A Escritura, assim, tem falado dessas coisas. Vemos repetidamente confirmado o fato
de que o que Israel desfrutará de maneira mais material naquela época é para ser
conhecido pelo crente de maneira espiritual nesta presente época.
O versículo 39 é importante
para definir claramente a relação entre a glorificação de Jesus e o derramamento
do Espírito. Por esse ato a Igreja deveria ser formada e o corpo unido à sua Cabeça.
Jesus estava aqui encarnado, mas antes de Ele assumir essa liderança íntima, como
Senhor e Cristo, quatro passos adicionais foram necessários – morte, ressurreição,
ascensão, glorificação. Então o Espírito Santo foi derramado e as águas vivas começaram
a fluir em Jerusalém e em outros lugares. Olhando para o futuro, o Senhor Jesus
prometeu isso e não deu nenhuma qualificação a “quem que crê em Mim”. Não foi somente para a era apostólica, mas para
nós também. Por que os rios são tão pouco vistos? Não é porque nossas partes internas
foram entupidas com outras coisas e estão pouco abertas às operações de Deus?
Os versículos 40-44 nos
mostram as pessoas ainda hesitantes e confusas. Alguns expressaram uma opinião e
outra. Alguns O teriam entendido, mas ninguém o fez. Parecia que ia terminar em
discussões fúteis; mas revelou a presença de uma profunda fenda de divisão. Há muitos
modos de ser contra Cristo e somente um modo de ser a favor d’Ele – a maneira que
vimos Pedro tomar no final de João 6. A fenda, como um grande desfiladeiro do rio
Colorado nos Estados Unidos, existe hoje, e todas as outras rachaduras entre os
homens são apenas valas rasas comparadas com isso. Ainda existe uma dissensão entre
as pessoas por causa d’Ele.
No final do sexto capítulo,
tivemos o tributo de Pedro ao poder sobrenatural das palavras do Senhor; elas eram
“palavras da vida eterna”. Agora percebemos
que o mesmo poder foi sentido por homens que estavam do lado oposto da profunda
fragmentação que atravessava a nação. Os líderes religiosos enviaram homens para
prendê-Lo, mas voltaram sem Ele. A única explicação que deram de seu fracasso em
tocá-Lo foi: “Nunca homem algum falou assim
como este Homem”. Eles não entenderam o que Ele disse, mas sentiram que nenhum
homem comum jamais falou como Ele; Suas palavras O colocaram em uma categoria completamente
diferente. Eles podem ser ignorantes, mas suas sensibilidades não estavam totalmente
mortas.
Seus líderes, que os haviam
enviado, não tinham apenas falta de sensibilidade, mas também de escrúpulos.
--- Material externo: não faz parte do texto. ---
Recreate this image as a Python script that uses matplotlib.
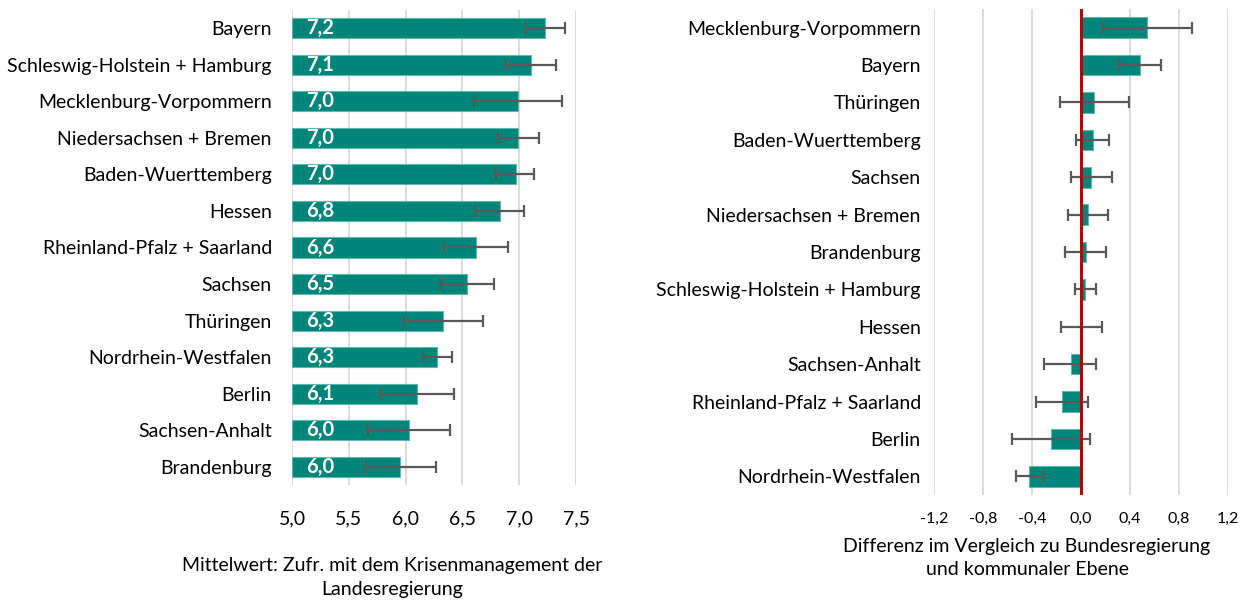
#!/usr/bin/env python3
"""Zufriedenheit mit dem Krisenmanagement der Landesregierung, nach Bundesland."""
import matplotlib
matplotlib.use("Agg")
import matplotlib.pyplot as plt
from matplotlib.ticker import FuncFormatter

plt.rcParams["font.family"] = ["Lato", "DejaVu Sans"]

TEAL = "#00857A"
EDGE = "#5FB8B0"
ERR = "#595959"
GRID = "#D9D9D9"

# left panel: mean satisfaction with confidence interval
left_states = [
    "Bayern", "Schleswig-Holstein + Hamburg", "Mecklenburg-Vorpommern",
    "Niedersachsen + Bremen", "Baden-Wuerttemberg", "Hessen",
    "Rheinland-Pfalz + Saarland", "Sachsen", "Thüringen",
    "Nordrhein-Westfalen", "Berlin", "Sachsen-Anhalt", "Brandenburg",
]
left_mean = [7.23, 7.10, 6.99, 6.99, 6.97, 6.83, 6.62, 6.54, 6.33, 6.28, 6.10, 6.03, 5.95]
left_lo = [7.06, 6.88, 6.60, 6.81, 6.80, 6.61, 6.34, 6.31, 5.99, 6.15, 5.78, 5.67, 5.65]
left_hi = [7.40, 7.32, 7.38, 7.17, 7.13, 7.04, 6.90, 6.78, 6.68, 6.41, 6.43, 6.39, 6.27]

# right panel: difference to federal and municipal level
right_states = [
    "Mecklenburg-Vorpommern", "Bayern", "Thüringen", "Baden-Wuerttemberg",
    "Sachsen", "Niedersachsen + Bremen", "Brandenburg",
    "Schleswig-Holstein + Hamburg", "Hessen", "Sachsen-Anhalt",
    "Rheinland-Pfalz + Saarland", "Berlin", "Nordrhein-Westfalen",
]
right_diff = [0.54, 0.48, 0.11, 0.095, 0.084, 0.054, 0.038, 0.035, 0.004, -0.085, -0.153, -0.245, -0.422]
right_lo = [0.18, 0.31, -0.17, -0.04, -0.08, -0.11, -0.13, -0.05, -0.16, -0.30, -0.37, -0.56, -0.53]
right_hi = [0.91, 0.65, 0.39, 0.23, 0.25, 0.22, 0.20, 0.12, 0.17, 0.12, 0.06, 0.07, -0.30]

comma = FuncFormatter(lambda v, _: f"{v:.1f}".replace(".", ","))


def draw_panel(axis, labels, values, lo, hi, base):
    y = list(range(len(labels)))
    widths = [v - base for v in values]
    xerr = [[v - l for v, l in zip(values, lo)], [h - v for v, h in zip(values, hi)]]
    axis.barh(y, widths, left=base, height=0.55, color=TEAL, edgecolor=EDGE,
              linewidth=0.8, zorder=2)
    axis.errorbar(values, y, xerr=xerr, fmt="none", ecolor=ERR, elinewidth=1.6,
                  capsize=4, capthick=1.6, zorder=3)
    axis.set_yticks(y)
    axis.set_yticklabels(labels, fontsize=14)
    axis.invert_yaxis()
    axis.set_ylim(len(labels) - 0.5, -0.5)
    axis.xaxis.set_major_formatter(comma)
    axis.grid(axis="x", color=GRID, linewidth=1.3, zorder=0)
    axis.set_axisbelow(True)
    axis.tick_params(length=0)
    for side in ["top", "right", "bottom", "left"]:
        axis.spines[side].set_visible(False)


fig = plt.figure(figsize=(12.43, 6.01), dpi=100)

left_ax = fig.add_axes([292 / 1243, 1 - 485 / 601, 284 / 1243, 475 / 601])
draw_panel(left_ax, left_states, left_mean, left_lo, left_hi, 5.0)
left_ax.set_xlim(5.0, 7.5)
left_ax.set_xticks([5.0, 5.5, 6.0, 6.5, 7.0, 7.5])
left_ax.tick_params(axis="y", pad=14.5)
left_ax.tick_params(axis="x", pad=18.5, labelsize=14)
for i, v in enumerate(left_mean):
    left_ax.annotate(f"{v:.1f}".replace(".", ","), (5.0, i), xytext=(10.5, 0),
                     textcoords="offset points", va="center", ha="left",
                     color="white", fontsize=14.5, fontweight="bold", zorder=4)

right_ax = fig.add_axes([934 / 1243, 1 - 495 / 601, 294 / 1243, 486 / 601])
draw_panel(right_ax, right_states, right_diff, right_lo, right_hi, 0.0)
right_ax.set_xlim(-1.2, 1.2)
right_ax.set_xticks([-1.2, -0.8, -0.4, 0.0, 0.4, 0.8, 1.2])
right_ax.tick_params(axis="y", pad=9.5)
right_ax.tick_params(axis="x", pad=12, labelsize=11.5)
right_ax.axvline(0, color="#C00000", linewidth=2.2, zorder=5)

fig.text(392 / 1243, 1 - 577 / 601, "Mittelwert: Zufr. mit dem Krisenmanagement der\nLandesregierung",
         ha="center", va="center", fontsize=14, linespacing=1.5)
fig.text(1027 / 1243, 1 - 558 / 601, "Differenz im Vergleich zu Bundesregierung\nund kommunaler Ebene",
         ha="center", va="center", fontsize=14, linespacing=1.45)

fig.savefig("out.png", dpi=100)
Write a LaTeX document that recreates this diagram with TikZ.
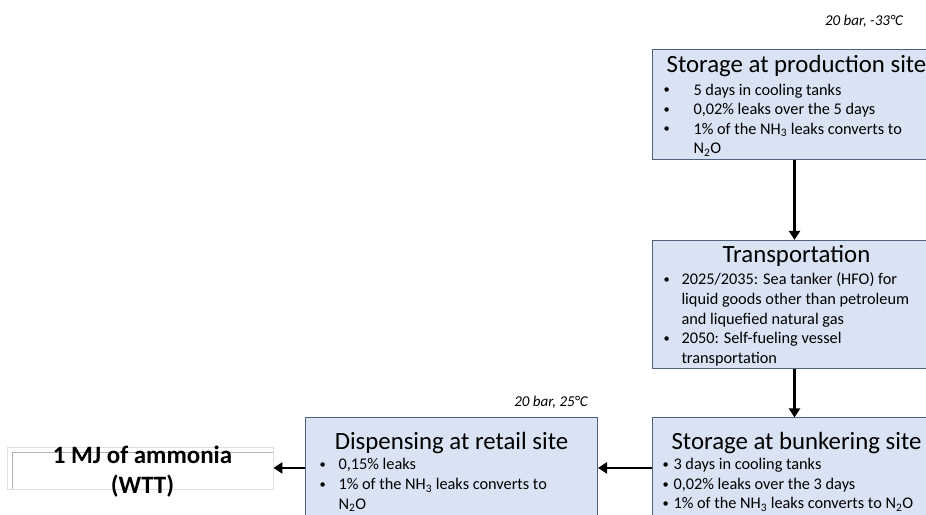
\documentclass[tikz,border=0pt]{standalone}
\usepackage{fontspec}
\setmainfont{Carlito}
\usetikzlibrary{arrows.meta,positioning}

\definecolor{stagefill}{HTML}{DAE3F3}
\definecolor{stageline}{HTML}{4E627D}

\newcommand{\titlefont}{\fontsize{24.8}{29}\selectfont}
% title line of a stage box: #1 strut height, #2 extra gap below it, #3 title
\newcommand{\stagetitle}[3]{{\centering\titlefont\rule{0pt}{#1}#3\par}\vspace{#2}}
% bullet line: #1 bullet indent, #2 text indent, #3 text
\newcommand{\bitem}[3]{\par\noindent\hangindent=#2\hangafter=1\makebox[#2][l]{\hspace*{#1}{\fontsize{12.5}{12.5}\selectfont\raisebox{1.3pt}{\textbullet}}}#3\par}
\newcommand{\nhthree}{NH\textsubscript{3}}
\newcommand{\ntwoo}{N\textsubscript{2}O}

\tikzset{
  stage/.style={draw=stageline, fill=stagefill, line width=1pt, anchor=north west,
    text width=288pt, align=flush left, inner xsep=0pt, inner ysep=3pt,
    font=\fontsize{16.3}{19.6}\selectfont},
  cond/.style={anchor=base, font=\fontsize{15}{18}\selectfont\itshape},
  flow/.style={-{Triangle[width=11pt,length=9pt]}, line width=2.6pt},
  outbox/.style={draw=gray!60, line width=0.8pt, minimum width=261pt, minimum height=37pt, inner sep=0pt},
}

\begin{document}
\begin{tikzpicture}[x=1pt, y=-1pt]
    \useasboundingbox (0,0) rectangle (926,514);
    \clip (0,0) rectangle (926,514);

    % Storage at production site
    \node[stage] (prod) at (652,49) {\stagetitle{19.5pt}{3.4pt}{Storage at production site}%
        \bitem{11pt}{41pt}{5 days in cooling tanks}%
        \bitem{11pt}{41pt}{0,02\% leaks over the 5 days}%
        \bitem{11pt}{41pt}{1\% of the \nhthree{} leaks converts to\newline \ntwoo}};
    \node[cond] (prodcond) at (864,25) {20 bar, -33°C};

    % Transportation
    \node[stage, below=80pt of prod] (trans) {\stagetitle{19.5pt}{2.4pt}{Transportation}%
        \bitem{11pt}{29pt}{2025/2035: Sea tanker (HFO) for\newline liquid goods other than petroleum\newline and liquefied natural gas}%
        \bitem{11pt}{29pt}{2050: Self-fueling vessel\newline transportation}};

    % Storage at bunkering site
    \node[stage, minimum height=100pt, below=48pt of trans] (bunk) {\stagetitle{25pt}{1pt}{Storage at bunkering site}%
        \bitem{10pt}{21pt}{3 days in cooling tanks}%
        \bitem{10pt}{21pt}{0,02\% leaks over the 3 days}%
        \bitem{10pt}{21pt}{1\% of the \nhthree{} leaks converts to \ntwoo}};

    % Dispensing at retail site
    \node[stage, text width=292pt, minimum height=100pt, left=54pt of bunk] (disp) {\stagetitle{25pt}{1pt}{Dispensing at retail site}%
        \bitem{14pt}{33pt}{0,15\% leaks}%
        \bitem{14pt}{33pt}{1\% of the \nhthree{} leaks converts to\newline \ntwoo}};
    \node[cond] (dispcond) at (551,406) {20 bar, 25°C};

    % Result
    \node[outbox] (wtt) at (142.5,470.5) {};
    \draw[gray!25, line width=0.8pt] ([xshift=-4pt, yshift=4pt]wtt.north west) rectangle (wtt.south east);
    \node[font=\fontsize{25}{30}\selectfont\bfseries, align=center, inner sep=0pt] (wttlabel) at ([yshift=-1.5pt]wtt.center) {1 MJ of ammonia\\(WTT)};

    % Edges
    \draw[flow] ([xshift=-2pt]prod.south) -- ([xshift=-2pt]trans.north);
    \draw[flow] ([xshift=-2pt]trans.south) -- ([xshift=-2pt]bunk.north);
    \draw[flow] (bunk.west) -- (disp.east);
    \draw[flow] (disp.west) -- (disp.west -| wtt.east);
\end{tikzpicture}
\end{document}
Eles
não tinham falta de um imenso conceito de si mesmos; tanto que estavam certos de
que sua própria rejeição de Jesus seria incontestável e tão definitiva que todos
deveriam aceitá-la. Se a multidão, ou qualquer um dela, não a aceitasse, isso apenas
mostrava que a multidão era ignorante e maldita. Então esses falsos pastores apenas
amaldiçoaram as ovelhas, e a deixaram assim. No entanto, sua própria ignorância
começou a aparecer, pois o efeito da presunçosa pergunta deles sobre se algum dos
principais ou dos fariseus havia crido n’Ele, foi arruinado por Nicodemos, que era tanto um principal como um fariseu. Embora ainda
não estivesse preparado para se mostrar como um crente definitivo, ele revelou pela
sua pergunta que ele não se conformava com a incredulidade deles. Além disso, o
desprezo deles pela Galileia só revelou a ignorância deles de onde Cristo tinha
vindo.
A cena apresentada a nós,
nestes versículos finais, mostra que existe uma semelhança surpreendente entre os
religiosos modernistas de hoje, e esses homens. É verdade que a Palavra de Deus
escrita está mais em questão agora do que a Palavra Viva como então, mas existe
exatamente a mesma presunçosa afirmação do lugar supremo da habilidade e conhecimento
humanos. A frase moderna é: “Todos os estudiosos concordam...” concordam em negar
ou mesmo ridicularizar a Palavra de Deus. Mas agora, como naquele momento, todos
os eruditos NÃO estão de acordo, e os dissidentes não são apenas uma unidade como
Nicodemos no Sinédrio, como também a fé desses dissidentes em Cristo e Sua Palavra
é muito mais clara e mais definida que a de Nicodemos. Além disso, como os antigos
religiosos, os espécimes modernos são tão errados em seus fatos básicos. Cristo não era “da Galileia” como deveriam saber; mas eles não se preocuparam em olhar
por baixo das aparências superficiais. A descrença moderna é rica em especulações,
suposições, fantasias e, tristemente, falida quanto a fatos sólidos.
[1] N. do T.: Ceticismo é uma corrente de pensamento segundo a qual o
espírito humano não pode ter certeza absoluta de alcançar a verdade e deve
abster-se de julgar. Diz, também, que toda afirmação deve ser submetida a uma
constante dúvida.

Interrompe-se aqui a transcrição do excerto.